Regalbuto and Levinger point to the county’s emphasis on preserving the area as attractive for tourism, often with strict building regulations, as at least partly responsible for the high home and living costs shackling residents.  

“Between second-homers and people coming in with money from outside, and the county, the government basically is totally f–king up the situation,” Regalbuto said. “They have created a situation where the primary mandate is visitor-serving facilities, [where] everything in the community has to be focused on those visitors who are actually derailing any sense of community.” 

“I don’t know of anybody who lives here who wants tourists to stop coming altogether,” Levinger added. “We’re hoping just for a balance. Can’t we meet in the middle and have it work so that visitors can come and there’s great services and great food and great beauty for them, and the people can [also afford to] stay here?”

Mark Essman, president and CEO of the Marin Convention and Visitors’ Bureau, said visitors who come to Marin typically have high medium family incomes—close to $100,000 per household—and spend on average $125 to $155 per person for day-trippers and $320 to $350 per person per day if they stay overnight. The influx of tourism-generated revenue both supports local industry and also likely drives up prices.

“Any destination-based area—Marin would be a destination-based area—is going to see some sort of economic impact,” Essman said.

Convinced she’ll never be able to realize her dreams here, Levinger is resigned to eventually moving. But she says she would stay if it were at all possible.

“It’s the land that holds me here more than anything,” she said. “This is the land of my birth—I have a real connection to it and I don’t want to have to leave it, but what I’ve realized is I’ll go somewhere else. I’ll make a connection with the land there.”

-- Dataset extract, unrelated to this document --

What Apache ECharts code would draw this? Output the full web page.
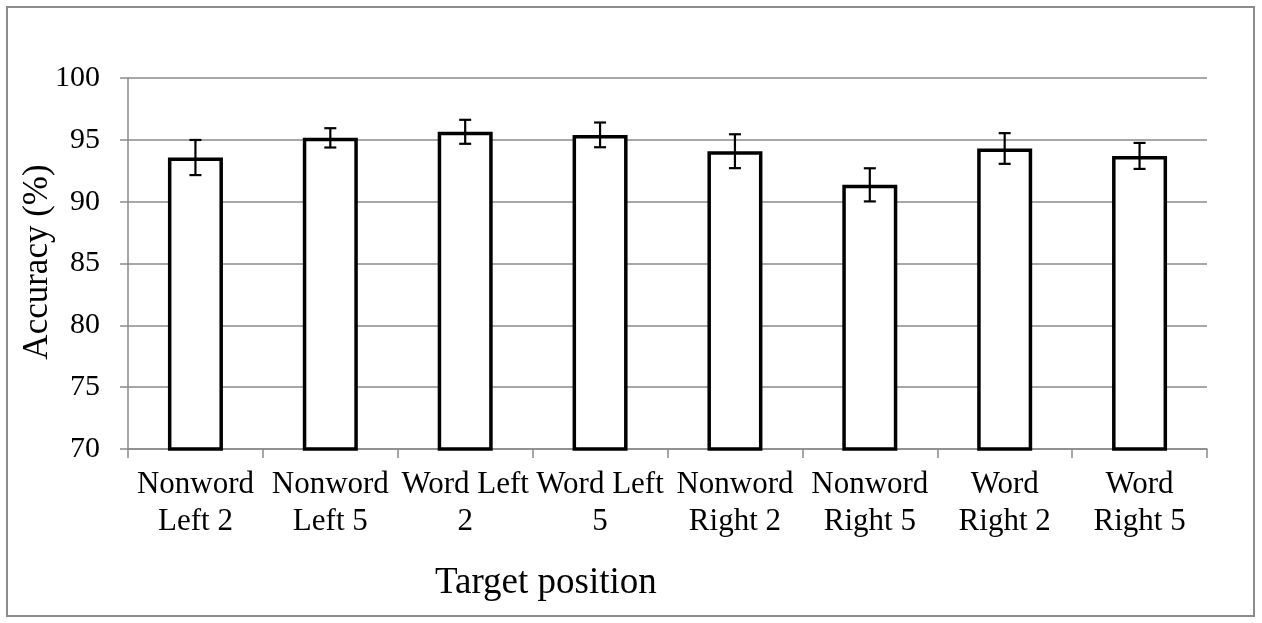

For Darby, the reality of leaving is much more immediate. Standing inside her garage on a recent rainy morning, the week before her husband departs for their family’s new home hundreds of miles away, tears welled in her eyes as she spoke about what it means to finally be leaving the land she has always called home.

“I could cry,” she said, her chipper voice beginning to crack with emotion.

“It sucks. My husband’s just pissed, but I’m sad. I still have my grandma here—my kids’ great grandma’s still here. It’s everyday life. This is home. I say that we have Tomales Bay and estero saltwater in our blood because that’s our ancestry. My husband and I started dating here in grammar school. We told each other we loved each other for the first time at the post office because there was no other place to hang out at night. That’s our life. And it’s devastating.”